Edebiyat ve Ahlak
Pek çok kişi yaşamın karmaşasından, insanların olumsuz davranışlarından uzaklaşmak; başka başka hayatlarla buluşmak için kitap okur. Oysa kitap ya da edebiyat insanı insana tanıtan, anlatan bir aynadır. Uzaklaşmak değil yakınlaşmak için, kaçıp kurtulmak değil tanışıp kaynaşmak için vardır belki de edebiyat.

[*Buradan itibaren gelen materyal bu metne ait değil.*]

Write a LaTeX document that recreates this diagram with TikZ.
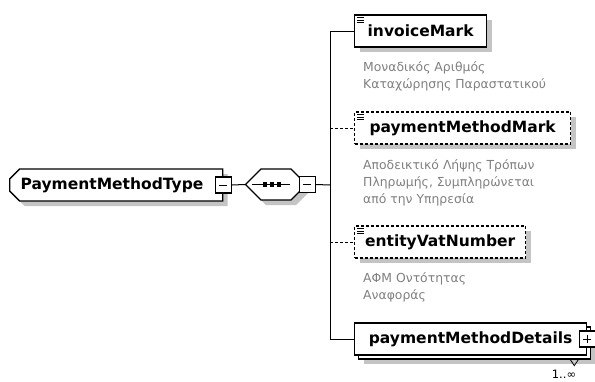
\documentclass[tikz,border=0pt]{standalone}
\usepackage{fontspec}
\setmainfont{DejaVu Sans}
\usepackage{tikz}
\usetikzlibrary{calc,positioning,shapes.misc,shadows}
\definecolor{descgray}{RGB}{128,128,128}
\definecolor{shadowgray}{RGB}{196,196,196}

\begin{document}
\begin{tikzpicture}[x=1pt,y=-1pt,% one unit is one pixel of the diagram, y goes down
			every node/.style={
				inner sep=0pt,		% sizes are set by hand below
				font=\fontsize{15.5}{18}\selectfont\bfseries
			},
			boxshadow/.style={general shadow={fill=shadowgray,shadow xshift=5pt,shadow yshift=-5pt}},
			ctype/.style={chamfered rectangle,chamfered rectangle corners={north west,south west},
				chamfered rectangle xsep=5pt,chamfered rectangle ysep=5pt,draw=black,line width=1.3pt,fill=white,boxshadow},
			seqbox/.style={chamfered rectangle,chamfered rectangle xsep=8pt,chamfered rectangle ysep=9pt,
				inner xsep=24pt,inner ysep=6.5pt,draw=black,line width=1.3pt,fill=white,boxshadow},
			elem/.style={rectangle,draw=black,line width=1.3pt,fill=white,minimum height=32pt,anchor=west,boxshadow},
			optelem/.style={elem,dash pattern=on 3pt off 2pt},
			manyelem/.style={rectangle,draw=black,line width=1.3pt,fill=white,minimum height=32pt,anchor=west,
				general shadow={fill=shadowgray,shadow xshift=9pt,shadow yshift=-9pt},
				copy shadow={shadow xshift=4pt,shadow yshift=-4pt}},
			descr/.style={anchor=base west,align=left,text=descgray,font=\fontsize{12.4}{17}\selectfont},
			toggle/.style={rectangle,draw=black,line width=1.2pt,fill=white,minimum size=16pt},
			minus/.style={toggle,path picture={
				\draw[line width=1pt] ([xshift=-4pt]path picture bounding box.center) -- ([xshift=4pt]path picture bounding box.center);}},
			plus/.style={toggle,path picture={
				\draw[line width=1pt] ([xshift=-4pt]path picture bounding box.center) -- ([xshift=4pt]path picture bounding box.center);
				\draw[line width=1pt] ([yshift=-4pt]path picture bounding box.center) -- ([yshift=4pt]path picture bounding box.center);}},
			link/.style={draw,line width=1pt},
			optlink/.style={link,dash pattern=on 3pt off 2pt}
		]
		\useasboundingbox (0,0) rectangle (595,381);
		% complex type and its sequence
		\node[ctype,anchor=west,text width=191pt,align=left,inner xsep=6pt,minimum height=32pt](R1) at (9,185){PaymentMethodType};
		\node[minus](T1) at (R1.east){};
		\node[seqbox](R2) at (276,184.5){};
		\draw[line width=1pt] ($(R2.center)+(-24,0)$) -- ($(R2.center)+(14,0)$);
		\foreach \dx in {-11,-4,3}
			\fill ($(R2.center)+(\dx,0)$) +(-2.2,-2.2) rectangle +(2.2,2.2);
		\node[minus](T2) at (R2.east){};
		% child elements
		\node[elem,minimum width=132pt](R3) at (354,31){invoiceMark};
		\node[optelem,minimum width=216pt](R4) at (354,128){paymentMethodMark};
		\node[optelem,minimum width=171pt](R5) at (354,242){entityVatNumber};
		\node[manyelem,minimum width=232pt](R6) at (354,339){paymentMethodDetails};
		\node[plus](T6) at (R6.east){};
		\foreach \n in {R3,R4,R5}
			\foreach \dy in {3,5.5,8}
				\draw[line width=0.6pt] ($(\n.north west)+(3,\dy)$) -- ++(7,0);
		\draw[line width=0.8pt] ($(R6.south east)+(-17,4)$) -- ++(4,6) -- ++(4,-6);
		\node[font=\fontsize{11.5}{13}\selectfont,anchor=base](M6) at (564,378){1..∞};
		% annotations (base = last line)
		\node[descr](D3) at (363,88){Μοναδικός Αριθμός\\Καταχώρησης Παραστατικού};
		\node[descr](D4) at (363,203){Αποδεικτικό Λήψης Τρόπων\\Πληρωμής, Συμπληρώνεται\\από την Υπηρεσία};
		\node[descr](D5) at (363,299){ΑΦΜ Οντότητας\\Αναφοράς};
		% connectors
		\coordinate (B) at (330,185);
		\draw[link] (T1.east) -- (R2.west);
		\draw[link] (T2.east) -- (B);
		\draw[link] (B) |- (R3.west);
		\draw[link] (B) |- (R6.west);
		\draw[optlink] (B |- R4.west) -- (R4.west);
		\draw[optlink] (B |- R5.west) -- (R5.west);
	\end{tikzpicture}
\end{document}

Daha önce "Edebiyat nedir?" adlı yazımda konuya kısaca değinmiş, edebiyatı herkesin farklı bir pencereden gördüğünden söz etmiştim. Bakalım Nurullah Ataç edebiyat için neler söylemiş:
EDEBİYAT
VE AHLAK
Ahlakın,
bize özgeyi kendimiz bilip acılarına, kaygılarına ortak olmamızı, onunla
«hemhal» olmamızı buyuran ahlakın başlıca kurucusu, yayıcısı edebiyattır. Bir
kimsenin sıkıntılar çektiğini, yüreğinden yaralandığını anlamamız için; kendisini
görmemiz, diyeceklerini dinlememiz yeter sanırız, oysaki yetmez, görmek,
dinlemek başka, anlamak, gerçekten anlamak başkadır da onun için. Anlarız, o
kimse ne durumdadır, öğreniriz, bilgi ediniriz, ama bu bilgi içimize işlemez
daima, bizi sarmaz. Bencildir insanoğlu, bencil olduğu için yalnız kendi
dertlerini düşünür, yalnız onlara inanır, başkalarında gördüğü dertleri
kendisininkiler gibi kavrayamaz. Onlara omuz silkmezse, gülmezse, eğlenmezse
onlarla, gene iyi…
Bizi
bu bencillikten edebiyat kurtarır, şiirler, hikâyeler, romanlar, tiyatro
eserleri, denemeler kurtarır. Öteki insanların içlerini bize onlar açıverir,
bize başkalarını onlar duyurur. Bir kimseyi görüp de okuduğunuz romanlardan,
gördüğünüz oyunlardan birinin bir kişisini hatırlarsanız: «Ah! Bu bir Anna
Karanina! Bu bir Julien Sorel! Bu bir Tartuffe!» dersiniz, başkalarını
içlerinden anlıyorsunuz, onları kendi içinizde, hayalinizde
gerçekleştiriyorsunuz demektir. İlim bize dışı öğretir, onun öğrettikleri bizim
dışımızda kalır, sanat edebiyat ise öğretmez, sezdirir, kavratır, ahlakın
istediği de asıl bu sezme kavrama gücüdür. Edebiyattan geçmemiş insanın hayali
işlemez ki, kendisinden başkalarının acılarına, dertlerine ortak olabilsin,
onlarla «hemhal» olabilsin.
Bir toplumda ahlakın ilerlemesini, düzelmesini istiyor musunuz? O
toplumda edebiyat, sanat merakını uyandırmaya, geliştirmeye çalışın. Çocuklara,
gençlere şiirler, hikâyeler, romanlar okutturun, onları tiyatrolara, sinemalara
gönderin. O hikâyelerin, romanların, oyunların insanlarıyla tanışsınlar,
onların hayatlarını hayallerinde yaşasınlar, öğrensinler onların içlerini,
böylece gerçekteki insanları da daha iyi anlarlar. Çocuğunuz büyüyünce ne
olacaksa olsun, küçükken siz ona edebiyatı sevdirmeye bakın, ilim, bilgi
sonradan gelecektir, önce insanlığı kurmak, hayalini işletmek gerektir.